Readers had mixed reviews to this book but most agreed it was predictable. They were glad to see the inclusion of the issues surrounding coal mining, whose treatment Grisham gives a heavy hand. Many readers had lived in or had ties to coal country or other industrial areas of the country where lax regulations and industry power has hurt the residents, the environment, and the job market. For those unaware of the havoc coal mining can wreak on a community and its surroundings, this was an informative read. Both groups of readers appreciated Grisham’s attempt to focus the spotlight on this issue.

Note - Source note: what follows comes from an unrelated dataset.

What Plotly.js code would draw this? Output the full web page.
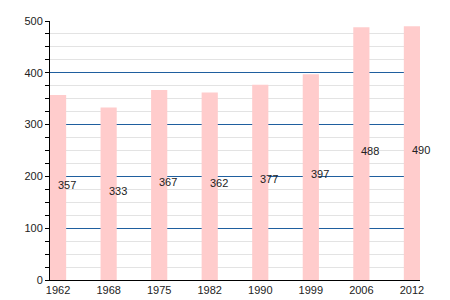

While many supporting characters we less well-defined, we got the most exposure to protagonist Samantha. Readers agreed that she showed growth as the book progressed – mostly as a result of finally experiencing something outside her privileged upbringing and comfort zone and finding out how nice it felt to help others. Readers appreciated the ethical dilemma Grisham gave her character and felt it was illustrative of issues lawyers regularly face. Some felt the narrative of Samantha’s isolation, both in bustling New York City as well in sleepy, rural Virginia, was very relatable.
Other Grisham Reads
Sycamore Row – a sequel to A Time to Kill
A Painted House – a semi-autobiographical novel about his southern boyhood
The Street Lawyer – a novel that handles its subject (homelessness) equally heavily
Theodore Boone series – novels for younger readers
Other Titles Mentioned
Flight Behavior by Barbara Kingsolver – about ecological challenges facing Monarch butterflies
The Price of Justice by Laurence Leamer – about big coal prosecution
Brown Baggers will meet again on November 17 to discuss Louise Erdrich’s Round House.